C’est d’ailleurs ce que la Cour de Cassation avait déjà indiqué, par un arrêt du 24 juin 2008, par lequel la haute Cour avait rappelé (dans un litige qui concernait la Caisse d’Épargne mais à l’occasion d’un autre placement) que :

« Attendu que la publicité délivrée par la personne qui propose à son client de souscrire des parts de fonds commun de placement doit être cohérente avec l’investissement proposé et mentionner le cas échéant les caractéristiques les moins favorables et les risques inhérents aux options qui peuvent être le corollaire des avantages énoncés. »

La Cour de Cassation avait alors posé deux exigences, l’une relative à la cohérence de la publicité avec le placement qu’il vise, l’autre relative à la mention des avantages et inconvénients de ce placement (ce qui renvoi clairement sur ce second point à l’article 314-11 du Règlement Général de l’AMF), et considère que lorsque ces deux conditions font défaut (ce qui sera donc nécessairement le cas si au moins l’une d’elle n’est pas respectée), alors :

« l’obligation d’information qui pèse sur ce professionnel ne peut être considérée comme remplie par la remise de la notice visée par la Commission des opérations de bourse lorsque la publicité ne répond pas à ces exigences. ».

Il ne s’agit en fait que de l’application au secteur boursier d’un adage civiliste classique (protestatio non valet contra actum) suivant lequel il n’est pas légitime en matière juridique de dire quelque chose et, en même temps, de faire le contraire.

C’est finalement ce que la Cour d’Appel de Riom retient dans son arrêt du 20 avril 2011 :

« Attendu que cette publicité fait preuve d’un manque de cohérence avec la notice d’information remise le jour de la signature en ce que la notion de doublement, affirmée dans la publicité, n’apparaît pas dans la notice ; »
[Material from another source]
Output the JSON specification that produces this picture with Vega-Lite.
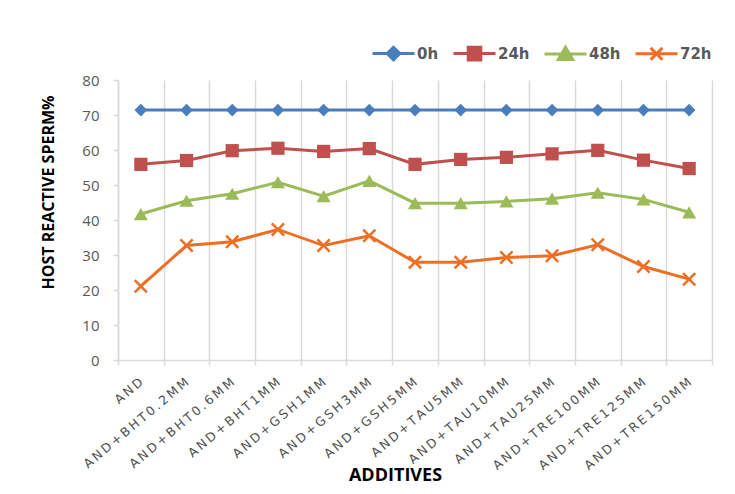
{
  "$schema": "https://vega.github.io/schema/vega-lite/v6.json",
  "width": 594,
  "height": 280,
  "autosize": {"type": "none"},
  "padding": {"left": 118, "top": 80, "right": 23, "bottom": 134},
  "background": "white",
  "data": {
    "values": [
      {"additive": "AND", "time": "0h", "value": 71.4},
      {"additive": "AND", "time": "24h", "value": 55.9},
      {"additive": "AND", "time": "48h", "value": 41.7},
      {"additive": "AND", "time": "72h", "value": 21.1},
      {"additive": "AND+BHT0.2MM", "time": "0h", "value": 71.4},
      {"additive": "AND+BHT0.2MM", "time": "24h", "value": 57.0},
      {"additive": "AND+BHT0.2MM", "time": "48h", "value": 45.5},
      {"additive": "AND+BHT0.2MM", "time": "72h", "value": 32.7},
      {"additive": "AND+BHT0.6MM", "time": "0h", "value": 71.4},
      {"additive": "AND+BHT0.6MM", "time": "24h", "value": 59.8},
      {"additive": "AND+BHT0.6MM", "time": "48h", "value": 47.5},
      {"additive": "AND+BHT0.6MM", "time": "72h", "value": 33.8},
      {"additive": "AND+BHT1MM", "time": "0h", "value": 71.4},
      {"additive": "AND+BHT1MM", "time": "24h", "value": 60.5},
      {"additive": "AND+BHT1MM", "time": "48h", "value": 50.8},
      {"additive": "AND+BHT1MM", "time": "72h", "value": 37.3},
      {"additive": "AND+GSH1MM", "time": "0h", "value": 71.4},
      {"additive": "AND+GSH1MM", "time": "24h", "value": 59.6},
      {"additive": "AND+GSH1MM", "time": "48h", "value": 46.8},
      {"additive": "AND+GSH1MM", "time": "72h", "value": 32.7},
      {"additive": "AND+GSH3MM", "time": "0h", "value": 71.4},
      {"additive": "AND+GSH3MM", "time": "24h", "value": 60.4},
      {"additive": "AND+GSH3MM", "time": "48h", "value": 51.2},
      {"additive": "AND+GSH3MM", "time": "72h", "value": 35.5},
      {"additive": "AND+GSH5MM", "time": "0h", "value": 71.4},
      {"additive": "AND+GSH5MM", "time": "24h", "value": 55.9},
      {"additive": "AND+GSH5MM", "time": "48h", "value": 44.8},
      {"additive": "AND+GSH5MM", "time": "72h", "value": 27.9},
      {"additive": "AND+TAU5MM", "time": "0h", "value": 71.4},
      {"additive": "AND+TAU5MM", "time": "24h", "value": 57.3},
      {"additive": "AND+TAU5MM", "time": "48h", "value": 44.8},
      {"additive": "AND+TAU5MM", "time": "72h", "value": 27.9},
      {"additive": "AND+TAU10MM", "time": "0h", "value": 71.4},
      {"additive": "AND+TAU10MM", "time": "24h", "value": 57.9},
      {"additive": "AND+TAU10MM", "time": "48h", "value": 45.3},
      {"additive": "AND+TAU10MM", "time": "72h", "value": 29.3},
      {"additive": "AND+TAU25MM", "time": "0h", "value": 71.4},
      {"additive": "AND+TAU25MM", "time": "24h", "value": 58.9},
      {"additive": "AND+TAU25MM", "time": "48h", "value": 46.1},
      {"additive": "AND+TAU25MM", "time": "72h", "value": 29.8},
      {"additive": "AND+TRE100MM", "time": "0h", "value": 71.4},
      {"additive": "AND+TRE100MM", "time": "24h", "value": 59.9},
      {"additive": "AND+TRE100MM", "time": "48h", "value": 47.8},
      {"additive": "AND+TRE100MM", "time": "72h", "value": 32.9},
      {"additive": "AND+TRE125MM", "time": "0h", "value": 71.4},
      {"additive": "AND+TRE125MM", "time": "24h", "value": 57.1},
      {"additive": "AND+TRE125MM", "time": "48h", "value": 45.9},
      {"additive": "AND+TRE125MM", "time": "72h", "value": 26.7},
      {"additive": "AND+TRE150MM", "time": "0h", "value": 71.4},
      {"additive": "AND+TRE150MM", "time": "24h", "value": 54.7},
      {"additive": "AND+TRE150MM", "time": "48h", "value": 42.2},
      {"additive": "AND+TRE150MM", "time": "72h", "value": 23.1}
    ]
  },
  "encoding": {
    "x": {
      "field": "additive",
      "type": "nominal",
      "sort": null,
      "scale": {"type": "band", "paddingInner": 0, "paddingOuter": 0},
      "axis": {
        "title": "ADDITIVES",
        "titleFont": "Open Sans",
        "titleFontWeight": "bold",
        "titleFontSize": 18,
        "titleColor": "#000000",
        "titleX": 277,
        "titleY": 120,
        "titleAlign": "center",
        "titleBaseline": "alphabetic",
        "tickBand": "extent",
        "grid": true,
        "gridColor": "#D9D9D9",
        "gridWidth": 1.5,
        "domainColor": "#D9D9D9",
        "domainWidth": 1.5,
        "tickColor": "#D9D9D9",
        "tickWidth": 1.5,
        "tickSize": 5,
        "labelAngle": -40,
        "labelAlign": "right",
        "labelBaseline": "middle",
        "labelPadding": 15,
        "labelFont": "DejaVu Sans",
        "labelFontSize": 12.5,
        "labelColor": "#505050",
        "labelExpr": "join(split(datum.label, ''), '\u2009')"
      }
    },
    "y": {
      "field": "value",
      "type": "quantitative",
      "scale": {"domain": [0, 80], "nice": false},
      "axis": {
        "title": "HOST REACTIVE SPERM%",
        "titleFont": "Open Sans",
        "titleFontWeight": "bold",
        "titleFontSize": 16,
        "titleColor": "#000000",
        "titleX": -70,
        "titleY": 112,
        "titleAngle": -90,
        "titleAlign": "center",
        "titleBaseline": "middle",
        "values": [0, 10, 20, 30, 40, 50, 60, 70, 80],
        "grid": false,
        "domainColor": "#D9D9D9",
        "domainWidth": 1.5,
        "tickColor": "#D9D9D9",
        "tickWidth": 1.5,
        "tickSize": 5,
        "labelPadding": 14,
        "labelFont": "Open Sans",
        "labelFontSize": 15,
        "labelColor": "#595959"
      }
    },
    "color": {
      "field": "time",
      "type": "nominal",
      "sort": ["0h", "24h", "48h", "72h"],
      "scale": {"domain": ["0h", "24h", "48h", "72h"], "range": ["#4A7EBB", "#C0504D", "#9BBB59", "#EE6E24"]},
      "legend": {
        "orient": "none",
        "legendX": 253,
        "legendY": -49,
        "direction": "horizontal",
        "title": null,
        "padding": 0,
        "symbolSize": 1764,
        "symbolStrokeWidth": 3,
        "labelOffset": 1,
        "columnPadding": 8,
        "labelFont": "DejaVu Sans",
        "labelFontWeight": "bold",
        "labelFontSize": 15,
        "labelColor": "#595959",
        "encode": {
          "symbols": {
            "update": {
              "shape": {"signal": "datum.value === '0h' ? 'M-1,0H1M0,-0.3L0.3,0L0,0.3L-0.3,0Z' : datum.value === '24h' ? 'M-1,0H1M-0.3,-0.3H0.3V0.3H-0.3Z' : datum.value === '48h' ? 'M-1,0H1M0,-0.32L0.34,0.26H-0.34Z' : 'M-1,0H1M-0.28,-0.28L0.28,0.28M-0.28,0.28L0.28,-0.28'"},
              "fill": {"scale": "color", "field": "value"},
              "stroke": {"scale": "color", "field": "value"},
              "strokeWidth": {"value": 3},
              "opacity": {"value": 1}
            }
          }
        }
      }
    }
  },
  "layer": [
    {
      "mark": {"type": "line", "strokeWidth": 3}
    },
    {
      "transform": [{"filter": "datum.time === '0h'"}],
      "mark": {"type": "point", "filled": true, "opacity": 1, "shape": "diamond", "size": 160}
    },
    {
      "transform": [{"filter": "datum.time === '24h'"}],
      "mark": {"type": "point", "filled": true, "opacity": 1, "shape": "square", "size": 175}
    },
    {
      "transform": [{"filter": "datum.time === '48h'"}],
      "mark": {"type": "point", "filled": true, "opacity": 1, "shape": "triangle-up", "size": 200}
    },
    {
      "transform": [{"filter": "datum.time === '72h'"}],
      "mark": {"type": "point", "filled": false, "opacity": 1, "shape": "M-1,-1L1,1M-1,1L1,-1", "size": 150, "strokeWidth": 2.5}
    }
  ],
  "config": {
    "view": {"stroke": null}
  }
}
La Cour d’Appel de Riom poursuit ensuite son raisonnement en comparant la publicité utilisée par la Caisse d’Épargne à celles habituellement utilisées par les sociétés de vente par correspondance à l’occasion de jeux concours :

« Attendu que cette notion de doublement – ou même plus – dans la publicité n’est pas mensongère, en ce sens qu’un tel doublement n’est pas exclu, selon les aléas des marchés boursiers ;

Attendu qu’il n’en demeure pas moins que cette publicité énonce un objectif présenté comme à l’évidence sinon acquis, et ce « en toute sécurité » ; qu’elle ne rappelle pas au minimum qu’en toute hypothèse tout se joue sur la fluctuation des marchés financiers dont la banque n’est pas maître ; que cela rend déloyale l’affirmation d’un doublement présenté sinon comme acquis ou certain, du moins accessible avec un degré de probabilité important ; que cette probabilité quasi certaine de doublement provient d’un nom significatif (Doublo Monde) et de formules publicitaires dépourvues, dans leur formulation grammaticale et syntaxique, de doute sur le résultat ; que la publicité doit être cohérente avec l’investissement proposé ; que tel n’est pas le cas en l’espèce ; que l’absence de loyauté de ces documents publicitaires – dignes de jeux de loteries publicitaires des commerces par correspondances – mais qu’une banque ne saurait se permettre – constitue une faute dont un client non spécialiste est en droit d’obtenir réparation ; »

On regrettera néanmoins, malgré la dureté de ces attendus, qui comparent la publicité éditée par la Caisse d’Épargne concernant son placement Doublo Monde à une vulgaire loterie publicitaire digne de celles pratiquées par des sociétés de vente par correspondance, la faiblesse de l’indemnisation offerte aux épargnants, qui s’avère purement symbolique puisque limitée, sans la moindre explication, à une somme de l’ordre de 3 % des sommes placées (mais sur six ans !), ce qui, à l’évidence, est difficilement compréhensible par le justiciable.

Gageons néanmoins que ce premier arrêt d’appel rendu dans l’affaire Doublo Monde, qui stigmatise le caractère trompeur de la plaquette publicitaire remise aux clients et met en évidence son incohérence par rapport à la notice COB, ouvrira la voie à d’autres juridictions, qui feront peut-être preuve de plus d’audace dans l’appréciation des dommages et intérêts qu’il convient d’allouer aux victimes de ce produit financier.